Given data:
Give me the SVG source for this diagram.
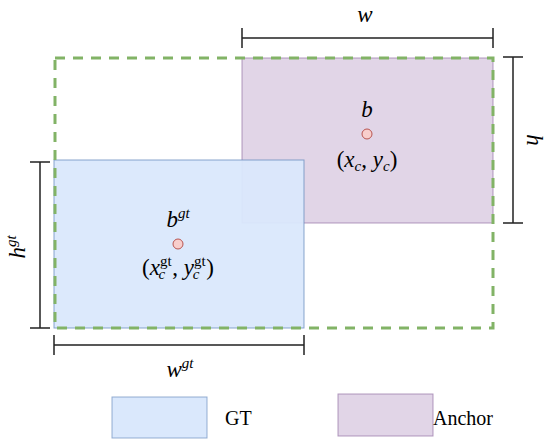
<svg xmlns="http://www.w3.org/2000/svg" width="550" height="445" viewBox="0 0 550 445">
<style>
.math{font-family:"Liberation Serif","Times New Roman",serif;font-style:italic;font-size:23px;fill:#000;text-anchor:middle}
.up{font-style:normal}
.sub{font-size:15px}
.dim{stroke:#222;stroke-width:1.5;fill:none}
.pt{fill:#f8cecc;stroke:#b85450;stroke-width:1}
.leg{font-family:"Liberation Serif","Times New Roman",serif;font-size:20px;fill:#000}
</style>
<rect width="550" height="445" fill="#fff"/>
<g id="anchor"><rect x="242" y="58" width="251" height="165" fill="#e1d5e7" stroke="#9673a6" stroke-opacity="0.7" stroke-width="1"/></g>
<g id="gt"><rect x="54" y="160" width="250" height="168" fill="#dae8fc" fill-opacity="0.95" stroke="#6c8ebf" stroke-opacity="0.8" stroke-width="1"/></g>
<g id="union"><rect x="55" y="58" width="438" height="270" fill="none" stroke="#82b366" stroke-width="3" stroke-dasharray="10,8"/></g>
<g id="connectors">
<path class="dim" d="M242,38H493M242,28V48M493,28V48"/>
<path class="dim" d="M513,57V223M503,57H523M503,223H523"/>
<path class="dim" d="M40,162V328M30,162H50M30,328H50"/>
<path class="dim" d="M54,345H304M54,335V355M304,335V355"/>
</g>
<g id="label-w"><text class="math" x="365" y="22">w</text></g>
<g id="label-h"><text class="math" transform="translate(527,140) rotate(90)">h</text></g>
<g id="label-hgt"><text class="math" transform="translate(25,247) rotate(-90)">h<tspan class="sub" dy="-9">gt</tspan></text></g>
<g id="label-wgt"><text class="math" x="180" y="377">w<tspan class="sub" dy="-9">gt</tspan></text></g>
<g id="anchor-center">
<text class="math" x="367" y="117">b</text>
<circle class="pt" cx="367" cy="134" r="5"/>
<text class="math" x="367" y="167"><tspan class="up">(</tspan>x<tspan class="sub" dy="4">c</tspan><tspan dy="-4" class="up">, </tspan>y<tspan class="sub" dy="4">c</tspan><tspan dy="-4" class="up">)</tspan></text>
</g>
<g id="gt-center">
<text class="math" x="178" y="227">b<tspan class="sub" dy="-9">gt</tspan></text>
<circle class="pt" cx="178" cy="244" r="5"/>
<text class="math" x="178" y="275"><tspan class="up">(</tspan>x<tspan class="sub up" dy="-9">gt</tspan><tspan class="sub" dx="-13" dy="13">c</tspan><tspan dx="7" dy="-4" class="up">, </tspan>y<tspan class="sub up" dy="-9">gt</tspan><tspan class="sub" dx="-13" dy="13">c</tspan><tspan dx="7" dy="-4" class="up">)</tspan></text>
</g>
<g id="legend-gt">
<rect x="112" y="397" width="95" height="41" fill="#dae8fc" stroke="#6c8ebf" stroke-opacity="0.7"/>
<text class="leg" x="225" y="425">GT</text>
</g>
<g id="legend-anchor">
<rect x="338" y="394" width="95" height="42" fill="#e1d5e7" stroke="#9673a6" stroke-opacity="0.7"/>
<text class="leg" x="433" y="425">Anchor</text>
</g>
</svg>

Task instructions: Leave out the pictures and copy the rest of the material above exactly.

Exercise result:
Give me the SVG source for this diagram.
<svg xmlns="http://www.w3.org/2000/svg" width="550" height="445" viewBox="0 0 550 445">
<style>
.math{font-family:"Liberation Serif","Times New Roman",serif;font-style:italic;font-size:23px;fill:#000;text-anchor:middle}
.up{font-style:normal}
.sub{font-size:15px}
.dim{stroke:#222;stroke-width:1.5;fill:none}
.pt{fill:#f8cecc;stroke:#b85450;stroke-width:1}
.leg{font-family:"Liberation Serif","Times New Roman",serif;font-size:20px;fill:#000}
</style>
<rect width="550" height="445" fill="#fff"/>
<g id="anchor"><rect x="242" y="58" width="251" height="165" fill="#e1d5e7" stroke="#9673a6" stroke-opacity="0.7" stroke-width="1"/></g>
<g id="gt"><rect x="54" y="160" width="250" height="168" fill="#dae8fc" fill-opacity="0.95" stroke="#6c8ebf" stroke-opacity="0.8" stroke-width="1"/></g>
<g id="union"><rect x="55" y="58" width="438" height="270" fill="none" stroke="#82b366" stroke-width="3" stroke-dasharray="10,8"/></g>
<g id="connectors">
<path class="dim" d="M242,38H493M242,28V48M493,28V48"/>
<path class="dim" d="M513,57V223M503,57H523M503,223H523"/>
<path class="dim" d="M40,162V328M30,162H50M30,328H50"/>
<path class="dim" d="M54,345H304M54,335V355M304,335V355"/>
</g>
<g id="label-w"><text class="math" x="365" y="22">w</text></g>
<g id="label-h"><text class="math" transform="translate(527,140) rotate(90)">h</text></g>
<g id="label-hgt"><text class="math" transform="translate(25,247) rotate(-90)">h<tspan class="sub" dy="-9">gt</tspan></text></g>
<g id="label-wgt"><text class="math" x="180" y="377">w<tspan class="sub" dy="-9">gt</tspan></text></g>
<g id="anchor-center">
<text class="math" x="367" y="117">b</text>
<circle class="pt" cx="367" cy="134" r="5"/>
<text class="math" x="367" y="167"><tspan class="up">(</tspan>x<tspan class="sub" dy="4">c</tspan><tspan dy="-4" class="up">, </tspan>y<tspan class="sub" dy="4">c</tspan><tspan dy="-4" class="up">)</tspan></text>
</g>
<g id="gt-center">
<text class="math" x="178" y="227">b<tspan class="sub" dy="-9">gt</tspan></text>
<circle class="pt" cx="178" cy="244" r="5"/>
<text class="math" x="178" y="275"><tspan class="up">(</tspan>x<tspan class="sub up" dy="-9">gt</tspan><tspan class="sub" dx="-13" dy="13">c</tspan><tspan dx="7" dy="-4" class="up">, </tspan>y<tspan class="sub up" dy="-9">gt</tspan><tspan class="sub" dx="-13" dy="13">c</tspan><tspan dx="7" dy="-4" class="up">)</tspan></text>
</g>
<g id="legend-gt">
<rect x="112" y="397" width="95" height="41" fill="#dae8fc" stroke="#6c8ebf" stroke-opacity="0.7"/>
<text class="leg" x="225" y="425">GT</text>
</g>
<g id="legend-anchor">
<rect x="338" y="394" width="95" height="42" fill="#e1d5e7" stroke="#9673a6" stroke-opacity="0.7"/>
<text class="leg" x="433" y="425">Anchor</text>
</g>
</svg>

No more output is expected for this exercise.